Success Academy, the largest charter school network in New York City, also has some of the highest test scores. Critics have alleged that the city achieves this in part by driving low performers out.
A Guardian analysis has found that the school system loses children between the third and fourth grade, the first two years of New York state testing, at a rate four times that of neighboring public schools. Success lost more than 10% of its enrolled student population from grade to grade, compared with the average rate of 2.7% at public schools in the same building or nearby during the same years.
The analysis compared Success and traditional public school populations in high poverty neighborhoods and therefore excluded data from one Success Academy site on the Upper West Side where only about 25% of students were classified as “economically disadvantaged”. This school’s relatively well-to-do student population features the only example of a Success Academy class that grew in size from second to fourth grade.
According to Jeff Jacobs, a researcher at Columbia University’s School of International and Public Affairs, chance alone cannot adequately account for these enrollment drop differences. “Within testing years, the enrollment drop rate observed at Success Academy is greater than the enrollment drop rates at next door public schools 70% of the time. Furthermore, in 61% of these cases, this difference is so large that we can reject the hypothesis that it occurred due to random variation in attrition rates, at the 5% significance level.”

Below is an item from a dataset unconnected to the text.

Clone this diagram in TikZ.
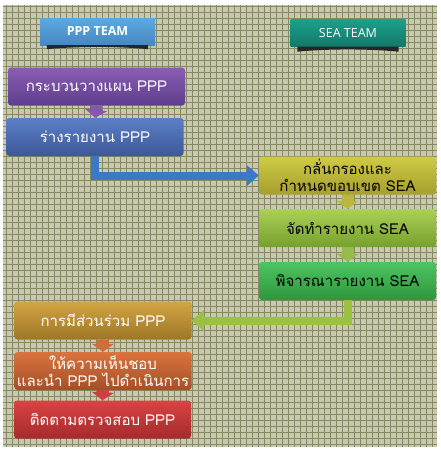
\documentclass[tikz,border=0pt]{standalone}
\usepackage{fontspec}
\newfontfamily\thaifont[Script=Thai]{Loma}
\newfontfamily\teamfont{Open Sans}
\usetikzlibrary{arrows.meta}

\definecolor{gridbg}{HTML}{C8C8B2}
\definecolor{gridln}{HTML}{858A60}
\definecolor{pppT}{HTML}{5CA9E0}   \definecolor{pppB}{HTML}{4787C2}
\definecolor{seaT}{HTML}{1BA08C}   \definecolor{seaB}{HTML}{137868}
\definecolor{planT}{HTML}{8A5DB3}  \definecolor{planB}{HTML}{5E3D8C}
\definecolor{draftT}{HTML}{5B7FC6} \definecolor{draftB}{HTML}{3D5897}
\definecolor{scopeT}{HTML}{CFCB45} \definecolor{scopeB}{HTML}{A69E2E}
\definecolor{reprtT}{HTML}{AAD055} \definecolor{reprtB}{HTML}{76A02E}
\definecolor{reviewT}{HTML}{4DC462}\definecolor{reviewB}{HTML}{2F963B}
\definecolor{partT}{HTML}{D2A443}  \definecolor{partB}{HTML}{9E7627}
\definecolor{apprvT}{HTML}{D9743E} \definecolor{apprvB}{HTML}{A54F27}
\definecolor{monitT}{HTML}{D94343} \definecolor{monitB}{HTML}{A52B2C}
\definecolor{arrowblue}{HTML}{3C78C8}
\definecolor{arrowgreen}{HTML}{9CC040}

\tikzset{
  flowbox/.style 2 args={rectangle, rounded corners=3pt, minimum width=177pt,
    minimum height=38pt, inner sep=1pt, align=center, top color=#1, bottom color=#2,
    font=\thaifont\fontsize{15}{17}\selectfont, text=white},
  teambox/.style 2 args={rectangle, minimum width=115pt, minimum height=27pt,
    top color=#1, bottom color=#2, text=white, font=\teamfont\fontsize{12.5}{14}\selectfont},
  linkarrow/.style={line width=12pt, -{Triangle[width=22pt,length=8pt]}},
  bigarrow/.style={line width=8pt, -{Triangle[width=20pt,length=12pt]}}
}

\begin{document}
\begin{tikzpicture}[x=1pt,y=1pt]
    \useasboundingbox (0,0) rectangle (440,-450);
    \fill[white] (0,0) rectangle (440,-450);
    \fill[gridbg] (3,-5) rectangle (437,-447);
    \draw[gridln, line width=0.6pt, step=6pt] (3,-5) grid (437,-447);

    % team labels
    \node[teambox={pppT}{pppB}] (tmppp) at (97.5,-31.5) {\bfseries PPP TEAM};
    \node[teambox={seaT}{seaB}] (tmsea) at (348,-33) {SEA TEAM};
    \fill[black!85] ([xshift=7pt]tmppp.south west) -- ++(0,-4) .. controls +(30,3) and +(-30,3) .. ([xshift=-7pt,yshift=-4pt]tmppp.south east) -- ([xshift=-7pt]tmppp.south east) -- cycle;
    \fill[black!85] ([xshift=7pt]tmsea.south west) -- ++(0,-5) .. controls +(30,3) and +(-30,3) .. ([xshift=-7pt,yshift=-5pt]tmsea.south east) -- ([xshift=-7pt]tmsea.south east) -- cycle;

    % PPP side
    \node[flowbox={planT}{planB}] (plan) at (96.5,-86.5) {กระบวนวางแผน PPP};
    \node[flowbox={draftT}{draftB}] (draft) at (95,-137) {ร่างรายงาน PPP};

    % SEA side
    \node[flowbox={scopeT}{scopeB}, text=black] (scope) at (347.5,-175.5) {กลั่นกรองและ\\กำหนดขอบเขต SEA};
    \node[flowbox={reprtT}{reprtB}, text=black] (report) at (347.5,-228) {จัดทำรายงาน SEA};
    \node[flowbox={reviewT}{reviewB}, text=black] (review) at (347.5,-281) {พิจารณารายงาน SEA};

    % back to PPP
    \node[flowbox={partT}{partB}] (part) at (103,-320.5) {การมีส่วนร่วม PPP};
    \node[flowbox={apprvT}{apprvB}] (apprv) at (103,-371) {ให้ความเห็นชอบ\\และนำ PPP ไปดำเนินการ};
    \node[flowbox={monitT}{monitB}] (monit) at (102.5,-419.5) {ติดตามตรวจสอบ PPP};

    % small arrows
    \draw[linkarrow, planT!85!planB] (plan.south) -- (draft.north);
    \draw[linkarrow, scopeT!90!black] (scope.south) -- (report.north);
    \draw[linkarrow, reprtT!90!black] (report.south) -- (review.north);
    \draw[linkarrow, apprvT!95!black] (part.south) -- (apprv.north);
    \draw[linkarrow, monitT!95!black] (apprv.south) -- (monit.north);

    % big arrows
    \draw[bigarrow, arrowblue] (draft.south) |- (scope.west);
    \draw[bigarrow, arrowgreen] (review.south) |- (part.east);
\end{tikzpicture}
\end{document}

Richard Kahlenberg, a senior fellow at the Century Foundation who focuses on education policy, said: “It could be that Success is counselling out weaker students, encouraging them to leave, or it could be that Success is not backfilling [replacing students] in the same way that traditional public schools do, or it could be a combination of those two things.”
Whatever the cause, Kahlenberg said the decline “provides a tremendous advantage to Success that we have be aware of when we compare the test scores”. Not replacing lost students with new ones in later years could provide Success a significant test score advantage, since highly transient students tend to do worse in school.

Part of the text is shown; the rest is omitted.